### THE PROBLEM
Restate each line word for word. Leave out every picture.
== DATA BLOCK ==
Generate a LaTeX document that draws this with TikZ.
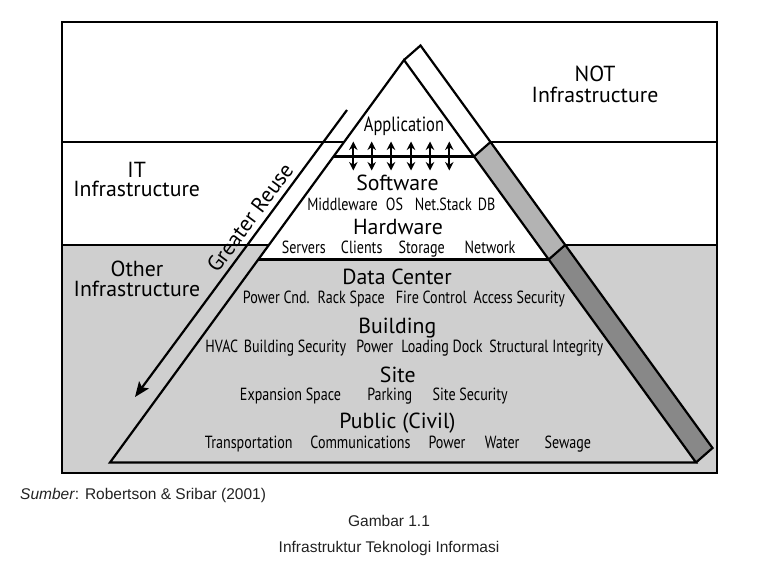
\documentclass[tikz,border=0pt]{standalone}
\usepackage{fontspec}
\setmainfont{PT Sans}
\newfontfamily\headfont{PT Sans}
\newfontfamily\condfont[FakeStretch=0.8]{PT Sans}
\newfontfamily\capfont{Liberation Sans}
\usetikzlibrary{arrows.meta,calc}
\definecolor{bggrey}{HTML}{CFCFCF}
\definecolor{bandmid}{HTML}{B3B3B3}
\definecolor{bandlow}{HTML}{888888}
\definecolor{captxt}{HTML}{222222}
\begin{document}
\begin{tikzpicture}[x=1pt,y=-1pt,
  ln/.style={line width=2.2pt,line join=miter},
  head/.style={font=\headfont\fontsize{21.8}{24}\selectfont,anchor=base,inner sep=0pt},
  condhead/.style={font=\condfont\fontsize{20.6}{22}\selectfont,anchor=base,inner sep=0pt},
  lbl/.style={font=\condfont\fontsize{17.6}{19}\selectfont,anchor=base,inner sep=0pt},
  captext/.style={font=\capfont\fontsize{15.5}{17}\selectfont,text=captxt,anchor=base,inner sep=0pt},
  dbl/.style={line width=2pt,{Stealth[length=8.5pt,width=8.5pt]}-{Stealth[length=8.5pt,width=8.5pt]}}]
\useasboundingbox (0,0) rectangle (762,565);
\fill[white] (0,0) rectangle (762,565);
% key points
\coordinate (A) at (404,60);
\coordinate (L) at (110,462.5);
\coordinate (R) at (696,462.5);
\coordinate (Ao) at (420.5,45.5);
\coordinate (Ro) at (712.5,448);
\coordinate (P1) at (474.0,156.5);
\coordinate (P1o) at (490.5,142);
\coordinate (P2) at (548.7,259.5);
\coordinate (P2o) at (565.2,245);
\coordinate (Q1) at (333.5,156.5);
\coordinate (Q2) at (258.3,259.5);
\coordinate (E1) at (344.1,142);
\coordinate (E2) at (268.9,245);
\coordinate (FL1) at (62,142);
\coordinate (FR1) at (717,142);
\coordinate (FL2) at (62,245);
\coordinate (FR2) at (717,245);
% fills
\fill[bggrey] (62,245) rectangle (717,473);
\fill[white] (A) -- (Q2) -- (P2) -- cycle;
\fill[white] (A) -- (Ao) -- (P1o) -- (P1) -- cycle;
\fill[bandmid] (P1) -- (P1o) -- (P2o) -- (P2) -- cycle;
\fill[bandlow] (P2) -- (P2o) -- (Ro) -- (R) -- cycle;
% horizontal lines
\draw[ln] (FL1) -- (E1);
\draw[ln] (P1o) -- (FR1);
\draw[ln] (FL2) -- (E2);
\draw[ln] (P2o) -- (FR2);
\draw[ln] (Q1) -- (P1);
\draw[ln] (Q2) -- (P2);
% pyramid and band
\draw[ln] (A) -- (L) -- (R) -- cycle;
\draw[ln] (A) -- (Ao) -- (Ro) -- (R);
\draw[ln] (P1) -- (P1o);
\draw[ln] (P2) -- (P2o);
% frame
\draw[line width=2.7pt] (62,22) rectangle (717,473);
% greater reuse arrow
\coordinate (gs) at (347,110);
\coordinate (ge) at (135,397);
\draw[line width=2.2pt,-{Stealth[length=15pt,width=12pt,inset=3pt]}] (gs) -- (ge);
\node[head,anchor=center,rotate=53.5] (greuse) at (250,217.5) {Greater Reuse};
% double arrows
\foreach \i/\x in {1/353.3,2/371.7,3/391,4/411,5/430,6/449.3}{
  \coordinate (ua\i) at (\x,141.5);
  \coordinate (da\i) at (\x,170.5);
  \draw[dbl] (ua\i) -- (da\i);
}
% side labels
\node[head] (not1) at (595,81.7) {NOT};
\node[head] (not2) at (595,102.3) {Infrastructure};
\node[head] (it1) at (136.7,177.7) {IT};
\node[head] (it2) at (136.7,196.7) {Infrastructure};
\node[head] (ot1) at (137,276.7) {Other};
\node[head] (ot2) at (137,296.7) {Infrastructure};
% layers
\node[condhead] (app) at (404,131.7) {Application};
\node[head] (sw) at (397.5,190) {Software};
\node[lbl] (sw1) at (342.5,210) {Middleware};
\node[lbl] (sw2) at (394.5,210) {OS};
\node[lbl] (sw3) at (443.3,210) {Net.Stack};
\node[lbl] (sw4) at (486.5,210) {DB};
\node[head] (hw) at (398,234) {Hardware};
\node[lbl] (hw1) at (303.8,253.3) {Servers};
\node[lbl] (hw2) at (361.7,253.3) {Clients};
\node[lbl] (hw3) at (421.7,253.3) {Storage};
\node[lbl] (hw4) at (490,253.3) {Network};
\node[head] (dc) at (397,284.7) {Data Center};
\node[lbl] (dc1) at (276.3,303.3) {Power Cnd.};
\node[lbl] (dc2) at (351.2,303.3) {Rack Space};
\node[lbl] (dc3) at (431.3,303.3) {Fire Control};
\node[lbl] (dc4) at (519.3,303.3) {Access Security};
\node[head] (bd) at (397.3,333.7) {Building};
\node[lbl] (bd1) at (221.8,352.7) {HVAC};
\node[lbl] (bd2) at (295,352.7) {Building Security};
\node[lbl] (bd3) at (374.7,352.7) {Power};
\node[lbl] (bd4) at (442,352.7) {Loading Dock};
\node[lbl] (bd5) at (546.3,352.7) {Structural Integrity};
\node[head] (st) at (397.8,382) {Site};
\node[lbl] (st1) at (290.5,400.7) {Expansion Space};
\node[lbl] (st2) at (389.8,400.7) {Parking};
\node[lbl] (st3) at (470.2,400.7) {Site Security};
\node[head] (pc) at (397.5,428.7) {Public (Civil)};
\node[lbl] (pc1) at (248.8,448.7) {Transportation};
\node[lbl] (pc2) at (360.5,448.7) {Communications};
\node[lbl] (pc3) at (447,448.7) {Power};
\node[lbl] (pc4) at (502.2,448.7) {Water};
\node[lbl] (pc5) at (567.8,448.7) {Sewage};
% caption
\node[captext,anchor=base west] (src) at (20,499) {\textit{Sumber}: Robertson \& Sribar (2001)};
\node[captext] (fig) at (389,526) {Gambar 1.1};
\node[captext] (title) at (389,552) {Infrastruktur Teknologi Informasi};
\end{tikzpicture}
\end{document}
===
### RESPONSE TO THE EXERCISE
Generate a LaTeX document that draws this with TikZ.
\documentclass[tikz,border=0pt]{standalone}
\usepackage{fontspec}
\setmainfont{PT Sans}
\newfontfamily\headfont{PT Sans}
\newfontfamily\condfont[FakeStretch=0.8]{PT Sans}
\newfontfamily\capfont{Liberation Sans}
\usetikzlibrary{arrows.meta,calc}
\definecolor{bggrey}{HTML}{CFCFCF}
\definecolor{bandmid}{HTML}{B3B3B3}
\definecolor{bandlow}{HTML}{888888}
\definecolor{captxt}{HTML}{222222}
\begin{document}
\begin{tikzpicture}[x=1pt,y=-1pt,
  ln/.style={line width=2.2pt,line join=miter},
  head/.style={font=\headfont\fontsize{21.8}{24}\selectfont,anchor=base,inner sep=0pt},
  condhead/.style={font=\condfont\fontsize{20.6}{22}\selectfont,anchor=base,inner sep=0pt},
  lbl/.style={font=\condfont\fontsize{17.6}{19}\selectfont,anchor=base,inner sep=0pt},
  captext/.style={font=\capfont\fontsize{15.5}{17}\selectfont,text=captxt,anchor=base,inner sep=0pt},
  dbl/.style={line width=2pt,{Stealth[length=8.5pt,width=8.5pt]}-{Stealth[length=8.5pt,width=8.5pt]}}]
\useasboundingbox (0,0) rectangle (762,565);
\fill[white] (0,0) rectangle (762,565);
% key points
\coordinate (A) at (404,60);
\coordinate (L) at (110,462.5);
\coordinate (R) at (696,462.5);
\coordinate (Ao) at (420.5,45.5);
\coordinate (Ro) at (712.5,448);
\coordinate (P1) at (474.0,156.5);
\coordinate (P1o) at (490.5,142);
\coordinate (P2) at (548.7,259.5);
\coordinate (P2o) at (565.2,245);
\coordinate (Q1) at (333.5,156.5);
\coordinate (Q2) at (258.3,259.5);
\coordinate (E1) at (344.1,142);
\coordinate (E2) at (268.9,245);
\coordinate (FL1) at (62,142);
\coordinate (FR1) at (717,142);
\coordinate (FL2) at (62,245);
\coordinate (FR2) at (717,245);
% fills
\fill[bggrey] (62,245) rectangle (717,473);
\fill[white] (A) -- (Q2) -- (P2) -- cycle;
\fill[white] (A) -- (Ao) -- (P1o) -- (P1) -- cycle;
\fill[bandmid] (P1) -- (P1o) -- (P2o) -- (P2) -- cycle;
\fill[bandlow] (P2) -- (P2o) -- (Ro) -- (R) -- cycle;
% horizontal lines
\draw[ln] (FL1) -- (E1);
\draw[ln] (P1o) -- (FR1);
\draw[ln] (FL2) -- (E2);
\draw[ln] (P2o) -- (FR2);
\draw[ln] (Q1) -- (P1);
\draw[ln] (Q2) -- (P2);
% pyramid and band
\draw[ln] (A) -- (L) -- (R) -- cycle;
\draw[ln] (A) -- (Ao) -- (Ro) -- (R);
\draw[ln] (P1) -- (P1o);
\draw[ln] (P2) -- (P2o);
% frame
\draw[line width=2.7pt] (62,22) rectangle (717,473);
% greater reuse arrow
\coordinate (gs) at (347,110);
\coordinate (ge) at (135,397);
\draw[line width=2.2pt,-{Stealth[length=15pt,width=12pt,inset=3pt]}] (gs) -- (ge);
\node[head,anchor=center,rotate=53.5] (greuse) at (250,217.5) {Greater Reuse};
% double arrows
\foreach \i/\x in {1/353.3,2/371.7,3/391,4/411,5/430,6/449.3}{
  \coordinate (ua\i) at (\x,141.5);
  \coordinate (da\i) at (\x,170.5);
  \draw[dbl] (ua\i) -- (da\i);
}
% side labels
\node[head] (not1) at (595,81.7) {NOT};
\node[head] (not2) at (595,102.3) {Infrastructure};
\node[head] (it1) at (136.7,177.7) {IT};
\node[head] (it2) at (136.7,196.7) {Infrastructure};
\node[head] (ot1) at (137,276.7) {Other};
\node[head] (ot2) at (137,296.7) {Infrastructure};
% layers
\node[condhead] (app) at (404,131.7) {Application};
\node[head] (sw) at (397.5,190) {Software};
\node[lbl] (sw1) at (342.5,210) {Middleware};
\node[lbl] (sw2) at (394.5,210) {OS};
\node[lbl] (sw3) at (443.3,210) {Net.Stack};
\node[lbl] (sw4) at (486.5,210) {DB};
\node[head] (hw) at (398,234) {Hardware};
\node[lbl] (hw1) at (303.8,253.3) {Servers};
\node[lbl] (hw2) at (361.7,253.3) {Clients};
\node[lbl] (hw3) at (421.7,253.3) {Storage};
\node[lbl] (hw4) at (490,253.3) {Network};
\node[head] (dc) at (397,284.7) {Data Center};
\node[lbl] (dc1) at (276.3,303.3) {Power Cnd.};
\node[lbl] (dc2) at (351.2,303.3) {Rack Space};
\node[lbl] (dc3) at (431.3,303.3) {Fire Control};
\node[lbl] (dc4) at (519.3,303.3) {Access Security};
\node[head] (bd) at (397.3,333.7) {Building};
\node[lbl] (bd1) at (221.8,352.7) {HVAC};
\node[lbl] (bd2) at (295,352.7) {Building Security};
\node[lbl] (bd3) at (374.7,352.7) {Power};
\node[lbl] (bd4) at (442,352.7) {Loading Dock};
\node[lbl] (bd5) at (546.3,352.7) {Structural Integrity};
\node[head] (st) at (397.8,382) {Site};
\node[lbl] (st1) at (290.5,400.7) {Expansion Space};
\node[lbl] (st2) at (389.8,400.7) {Parking};
\node[lbl] (st3) at (470.2,400.7) {Site Security};
\node[head] (pc) at (397.5,428.7) {Public (Civil)};
\node[lbl] (pc1) at (248.8,448.7) {Transportation};
\node[lbl] (pc2) at (360.5,448.7) {Communications};
\node[lbl] (pc3) at (447,448.7) {Power};
\node[lbl] (pc4) at (502.2,448.7) {Water};
\node[lbl] (pc5) at (567.8,448.7) {Sewage};
% caption
\node[captext,anchor=base west] (src) at (20,499) {\textit{Sumber}: Robertson \& Sribar (2001)};
\node[captext] (fig) at (389,526) {Gambar 1.1};
\node[captext] (title) at (389,552) {Infrastruktur Teknologi Informasi};
\end{tikzpicture}
\end{document}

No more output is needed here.